Yeah, so I’ve been bad at blogging lately. Mostly this is because I haven’t been reading blogs. There’s a direct connection. Real life things don’t make me particularly want to blog, but reading blogs does. Of course once the momentum kicks in then maybe I’ll press on to blog about real-lifey stuff. But normally, if I’m not reading blogs, I’m not writing. This makes sense in a way since it’s only when I’m reading really interesting things that I have any interest in writing.

The problem is, I’m in one of those moods right now where even when I have free time, I don’t want to read blogs. It’s not because I’m bored with them (hell, I’m watching Letterman, and how engaging is that?). The real problem is that I’m not able to keep up with my interests, and that bugs me. It’s tempting to invoke Stephen Covey here and say that my sphere of interest has exceeded my sphere of influence, but truthfully there’s no time in my life when that has not been the case. As far as I’m concerned, having your interests exceed your abilities is kind of the definition of being an interesting person. But I spend a lot of time even one step beyond this condition such that my interest in things exceeds even my interest in them. What I mean is there are a lot of things that I would potentially like to know more about, but I have a frustrating inability to actually take that next step and pursue the interest.

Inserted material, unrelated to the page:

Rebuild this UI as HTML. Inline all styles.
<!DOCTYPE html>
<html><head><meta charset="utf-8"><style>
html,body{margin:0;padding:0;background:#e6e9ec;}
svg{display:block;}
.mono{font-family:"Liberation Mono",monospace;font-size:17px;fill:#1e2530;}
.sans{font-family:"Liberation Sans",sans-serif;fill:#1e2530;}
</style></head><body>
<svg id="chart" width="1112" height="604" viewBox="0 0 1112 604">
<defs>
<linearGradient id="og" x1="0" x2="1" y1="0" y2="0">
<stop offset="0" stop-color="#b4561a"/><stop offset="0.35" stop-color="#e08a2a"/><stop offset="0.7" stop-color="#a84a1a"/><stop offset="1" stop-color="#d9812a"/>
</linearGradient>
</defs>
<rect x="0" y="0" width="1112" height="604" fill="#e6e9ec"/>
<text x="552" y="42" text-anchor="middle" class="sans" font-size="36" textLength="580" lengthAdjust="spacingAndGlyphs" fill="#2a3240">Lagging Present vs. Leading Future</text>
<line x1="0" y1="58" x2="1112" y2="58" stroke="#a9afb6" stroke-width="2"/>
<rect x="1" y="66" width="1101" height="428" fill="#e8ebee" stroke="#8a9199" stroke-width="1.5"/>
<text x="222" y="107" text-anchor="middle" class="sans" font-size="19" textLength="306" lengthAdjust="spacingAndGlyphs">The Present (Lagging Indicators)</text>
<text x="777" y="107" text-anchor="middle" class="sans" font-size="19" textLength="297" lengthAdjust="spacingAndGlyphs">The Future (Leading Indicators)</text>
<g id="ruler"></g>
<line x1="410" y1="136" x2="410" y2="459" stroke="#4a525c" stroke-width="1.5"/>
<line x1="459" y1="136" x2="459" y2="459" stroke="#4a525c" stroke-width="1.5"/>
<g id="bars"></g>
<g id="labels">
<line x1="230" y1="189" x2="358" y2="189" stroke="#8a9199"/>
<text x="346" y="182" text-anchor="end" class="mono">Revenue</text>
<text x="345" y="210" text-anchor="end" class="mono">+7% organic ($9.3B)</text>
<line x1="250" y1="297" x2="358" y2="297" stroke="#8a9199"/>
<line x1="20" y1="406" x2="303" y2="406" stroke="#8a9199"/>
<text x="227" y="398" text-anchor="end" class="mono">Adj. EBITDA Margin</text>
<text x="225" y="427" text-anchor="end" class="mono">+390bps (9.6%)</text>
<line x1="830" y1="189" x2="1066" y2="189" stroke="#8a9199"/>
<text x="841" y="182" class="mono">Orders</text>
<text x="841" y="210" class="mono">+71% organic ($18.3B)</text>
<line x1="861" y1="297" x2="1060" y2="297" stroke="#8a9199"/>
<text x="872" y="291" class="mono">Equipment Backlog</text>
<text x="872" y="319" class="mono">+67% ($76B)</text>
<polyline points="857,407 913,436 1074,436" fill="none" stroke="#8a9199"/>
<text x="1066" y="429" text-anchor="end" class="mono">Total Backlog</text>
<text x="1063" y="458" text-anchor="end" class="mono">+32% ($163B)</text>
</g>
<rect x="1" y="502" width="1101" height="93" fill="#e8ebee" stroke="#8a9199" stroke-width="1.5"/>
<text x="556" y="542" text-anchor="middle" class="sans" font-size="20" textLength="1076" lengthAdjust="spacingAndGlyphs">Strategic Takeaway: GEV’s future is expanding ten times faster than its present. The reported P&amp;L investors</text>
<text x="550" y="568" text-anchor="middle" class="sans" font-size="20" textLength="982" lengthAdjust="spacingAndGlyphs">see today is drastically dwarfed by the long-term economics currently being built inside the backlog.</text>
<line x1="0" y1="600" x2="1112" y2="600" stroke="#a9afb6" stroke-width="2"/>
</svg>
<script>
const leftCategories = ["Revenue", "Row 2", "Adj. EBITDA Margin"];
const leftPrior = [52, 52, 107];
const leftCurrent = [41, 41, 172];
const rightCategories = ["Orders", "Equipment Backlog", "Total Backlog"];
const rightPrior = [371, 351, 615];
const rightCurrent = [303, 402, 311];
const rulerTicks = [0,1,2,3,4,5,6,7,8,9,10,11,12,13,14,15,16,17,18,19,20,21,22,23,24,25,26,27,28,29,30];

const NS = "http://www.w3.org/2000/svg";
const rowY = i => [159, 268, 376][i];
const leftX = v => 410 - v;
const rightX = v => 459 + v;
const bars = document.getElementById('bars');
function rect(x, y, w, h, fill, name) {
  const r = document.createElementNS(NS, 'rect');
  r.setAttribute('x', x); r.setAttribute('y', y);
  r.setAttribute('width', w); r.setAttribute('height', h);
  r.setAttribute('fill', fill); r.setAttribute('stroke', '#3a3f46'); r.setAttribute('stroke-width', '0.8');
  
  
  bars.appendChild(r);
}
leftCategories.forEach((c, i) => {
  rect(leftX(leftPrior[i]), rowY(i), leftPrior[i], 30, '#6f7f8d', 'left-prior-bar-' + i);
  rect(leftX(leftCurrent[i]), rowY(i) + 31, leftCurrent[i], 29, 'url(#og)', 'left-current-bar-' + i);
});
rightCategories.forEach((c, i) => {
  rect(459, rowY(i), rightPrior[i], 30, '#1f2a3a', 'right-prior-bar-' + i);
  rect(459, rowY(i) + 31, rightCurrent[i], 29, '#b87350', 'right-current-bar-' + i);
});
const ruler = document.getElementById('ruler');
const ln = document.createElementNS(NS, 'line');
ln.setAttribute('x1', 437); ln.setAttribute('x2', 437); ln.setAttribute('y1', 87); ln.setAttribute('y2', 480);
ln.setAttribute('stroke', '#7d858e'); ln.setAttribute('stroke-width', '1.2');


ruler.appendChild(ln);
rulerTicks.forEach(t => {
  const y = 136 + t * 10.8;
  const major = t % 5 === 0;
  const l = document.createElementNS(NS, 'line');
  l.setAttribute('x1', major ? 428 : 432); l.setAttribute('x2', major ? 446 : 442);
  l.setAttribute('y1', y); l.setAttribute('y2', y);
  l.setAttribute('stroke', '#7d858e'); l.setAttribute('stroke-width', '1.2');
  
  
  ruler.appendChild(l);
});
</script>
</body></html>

The web provides a really useful example and metaphor for this in the form of links. Blogs are ostensibly lists of links with a little extra, often pithy, meta data on why you should click on them. But how often do you read a blog and not click the links? That’s where I’m at. I’d like to click the links. I’d like to read the books I’ve read reviews of. I’d like to follow every chain to its conclusion or at least some far-off exhaustion point, but there’s too much interesting first-source material for me to go even one level down on everything that catches my interest.

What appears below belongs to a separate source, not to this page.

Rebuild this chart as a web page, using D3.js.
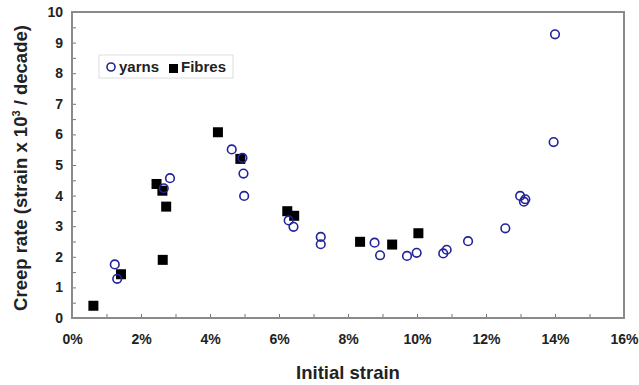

Linking was the aspect of the web that caught my attention and made me think, yeah, this is the shit. Back in the late nineties there were days when I would literally spend eight hours starting from some topic and just drilling down through the links, consuming a huge amount of material, and more often than not actually learning about something new. I’m not sure what happened since then, but that doesn’t happen any more. Maybe there’s more noise in the channel, maybe I’ve developed a more discerning palate, maybe my attention span is shorter, maybe I just can’t sit still for eight hours any more. For whatever reason, I almost never do the concentrated, focused drill down on a topic these days. I read blogs as digests, I use Google for research, usually looking only at top-level hit pages until I find what I need. Once in a while I’ll get sucked into a compelling story (though it’s often on a newspaper or magazine site, so there won’t be outbound links). Sometimes I’ll find a personality I like and read around in an author’s article archive. But what I don’t do is consciously consume linked articles with the intention of integrating them into my own internal semantic web. This leaves me feeling like I’ve absorbed less, learned less, not really gained anything from time spent using the Internet. I guess this shouldn’t come as much of a surprise, since most people assume it’s all a waste of time anyway. But I feel like I used to get something out of it.